L’armée américaine remet le dirigeable au goût du jour

En 1906, la France innovait en mettant en service le Lebaudy-4, le premier dirigeable militaire. Mais ce fut l’armée allemande qui allait, par la suite, généraliser l’usage de ce matériel au cours de la Première Guerre Mondiale, en commandant, auprès de la compagnie Zeppelin, une centaine d’exemplaires afin de mener des missions de reconnaissance et de bombardement. D’une grande vulnérabilité face à l’aviation de chasse naissante, près de 60% d’entre eux furent perdus mais, ils accomplirent, néanmoins, une cinquantaine de raids, notamment sur l’Angleterre.

Après la guerre, ces engins continuèrent de susciter l’intérêt des militaires. Aux Etats-Unis, des dirigeables porte-avions furent même testés par l’US Navy au cours des années 1930, avec les USS Los Angeles, USS Akron et USS Macon. Mais les deux derniers s’écrasèrent en mer.

Le manque de fiabilité des dirigeables causèrent leur perte, notamment après le drame du Hindenburg, le 6 mai 1937, qui, gonflé par 200.000 m3 d’hydrogène, brûla à New York. Cela marqua la fin des vols commerciaux transatlantiques avec ce type d’appareil. Et ils devinrent inutile sur un plan militaire avec les progrès accomplis par l’aviation.

Pourtant, les dirigeables ont un atout de taille : leur autonomie. Et dans un conflit où la supériorité aérienne est acquise, ou même pour des missions de sécurité intérieure, l’on pourrait imaginer en faire voler quelques uns, dotés de caméras et de capteurs, pour faire de la surveillance et du renseignement, d’autant plus qu’ils n’auraient pas de problèmes avec la rotation de la terre, comme les satellites.

D’où l’idée du Pentagone de confier à Lockheed-Martin, en 2003, le soin de développer un prototype de dirigeable de 150 mètres de long pour 49 mètres de d’envergure, capable de voler à plus de 17.000 mètres d’altitude et doté de capteurs et de panneaux solaires pour son alimentation électrique.

Auparavant, l’armée américaine avait déployé, en Afghanistan et en Irak, d’énormes ballons captifs fixés à un mât, conçus par Raytheon dans le cadre du programme Rapid Aerostat Initial Development (RAID), afin d’assurer une surveillance permanente de ses bases opérationnelles.

Depuis, le Pentagone travaille actuellement, selon des informations diffusées par Danger Room, sur deux projets de dirigeables.

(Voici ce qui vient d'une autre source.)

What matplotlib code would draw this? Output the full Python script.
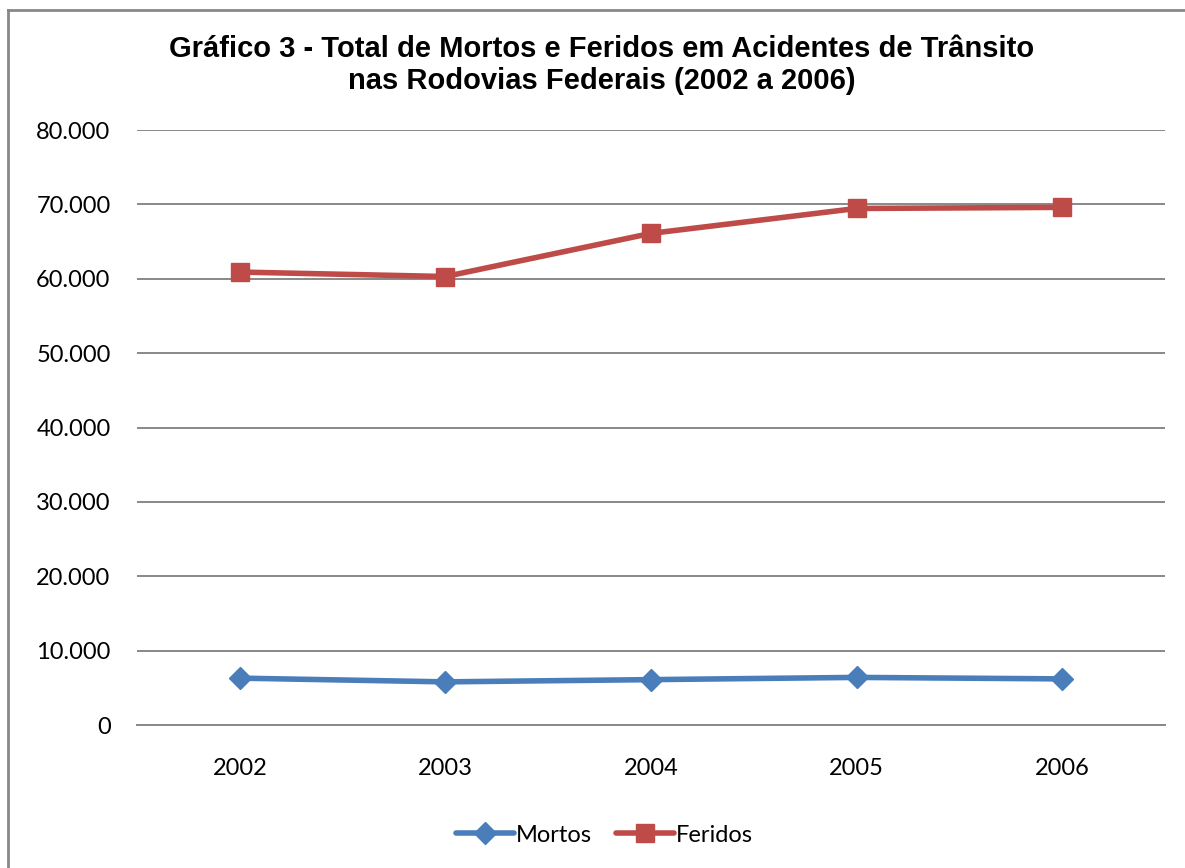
"""
Gráfico 3 - total de mortos e feridos nas rodovias federais, 2002-2006.
"""
import matplotlib
matplotlib.use("Agg")
import matplotlib.pyplot as plt
from matplotlib.lines import Line2D
from matplotlib.ticker import FuncFormatter

anos = ["2002", "2003", "2004", "2005", "2006"]
mortos = [6300, 5800, 6100, 6400, 6200]
feridos = [60900, 60300, 66100, 69450, 69600]

BLUE = "#4A7EBB"
RED = "#BE4B48"
GRID = "#888888"
TICK_FONT = "Lato"

fig = plt.figure(figsize=(11.85, 8.68), dpi=100)
ax = fig.add_axes([137 / 1185, 1 - 725 / 868, (1165 - 137) / 1185, (725 - 130) / 868])

x = range(len(anos))
ax.plot(x, mortos, color=BLUE, lw=4, marker="D", markersize=11,
        label="Mortos", solid_capstyle="round", zorder=3)
ax.plot(x, feridos, color=RED, lw=4, marker="s", markersize=13,
        label="Feridos", solid_capstyle="round", zorder=3)

ax.set_xlim(-0.5, len(anos) - 0.5)
ax.set_ylim(0, 80000)
ax.set_yticks(range(0, 80001, 10000))
ax.yaxis.set_major_formatter(
    FuncFormatter(lambda v, _: "0" if v == 0 else f"{int(v):,}".replace(",", "."))
)
ax.set_xticks(list(x))
ax.set_xticklabels(anos)

ax.grid(axis="y", color=GRID, lw=1.4)
ax.set_axisbelow(True)
for side in ["top", "right", "left"]:
    ax.spines[side].set_visible(False)
ax.spines["bottom"].set_color(GRID)
ax.spines["bottom"].set_linewidth(1.4)
ax.tick_params(axis="both", length=0, labelsize=17)
ax.tick_params(axis="y", pad=19)
ax.tick_params(axis="x", pad=24)
for lab in ax.get_xticklabels() + ax.get_yticklabels():
    lab.set_fontfamily(TICK_FONT)

fig.text(0.508, 1 - 65 / 868,
         "Gráfico 3 - Total de Mortos e Feridos em Acidentes de Trânsito\n"
         "nas Rodovias Federais (2002 a 2006)",
         ha="center", va="center", fontsize=21, fontweight="bold",
         family="Liberation Sans", linespacing=1.22)

leg = fig.legend(loc="center", bbox_to_anchor=(0.51, 1 - 835 / 868), ncol=2,
                 frameon=False, handlelength=2.45, handletextpad=0.1,
                 columnspacing=1.0, prop={"family": TICK_FONT, "size": 17})

# outer chart frame (left and top edges visible)
fig.add_artist(Line2D([8 / 1185, 8 / 1185], [0, 1 - 10 / 868],
                      transform=fig.transFigure, color="#888888", lw=2))
fig.add_artist(Line2D([8 / 1185, 1], [1 - 10 / 868, 1 - 10 / 868],
                      transform=fig.transFigure, color="#888888", lw=2))

fig.savefig("out.png", dpi=100)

Le premier, appelé Blue Devil (diable bleu), serait « l’un des plus imposants conçus depuis la Seconde Guerre Mondiale ». D’un volume de 40.000 m3, il mesurera une centaine de mètres, ce qui devrait être lui permettre d’embarquer assez d’hélium et de carburant pour tenir en l’air pendant une semaine à 6.000 mètres d’altitude.

Le second devrait être encore plus performant. Développé par Northrop-Grumman pour 517 millions de dollars, le « Long Endurance Multi-Intelligence Vehicle » (LEMV) pourrait quant à lui rester en l’air pendant 3 semaines.

Ces dirigeables, pilotés à distance, seront équipés d’une mutitude de caméras et de capteurs WAAS, lesquels produiront 274 téraoctets d’informations par heure, stockés sur 1.870 disques durs.

Les analystes du renseignement américain ont déjà du mal à traiter les informations recueillies par les drones équipés de capteurs WAAS et il en faut 2.000 pour analyser les images fournies par un seul engin. Depuis le 11 septembre 2001, la quantité de données obtenues grâce aux différents moyens de surveillance a augmenté de 1.600% aux Etats-Unis. De quoi donc donner le tournis aux militaires chargés de les exploiter, qui suivent simultanément une dizaine d’écrans et une trentaine de conversation avec des correspondants sur le terrain.

Aussi, les dirigeables, à commencer par le Blue Devil, embarqueront un supercalculateur pouvant traiter 300 téraoctets par heure et qui sera chargé de faire le tri et de fournir les informations demandées en moins de quinze secondes à, par exemple, une unité d’infanterie engagée dans une opération. En clair, il s’agit de transmettre uniquement ce qui a de l’intérêt, donc ce que l’on recherche plus particulièrement.

Le premier vol du Blue Devil, dont le développement coûte 211 millions de dollars, devrait avoir lieu le 15 octobre prochain. Quant au LEMV, l’objectif est de le faire voler en décembre 2011.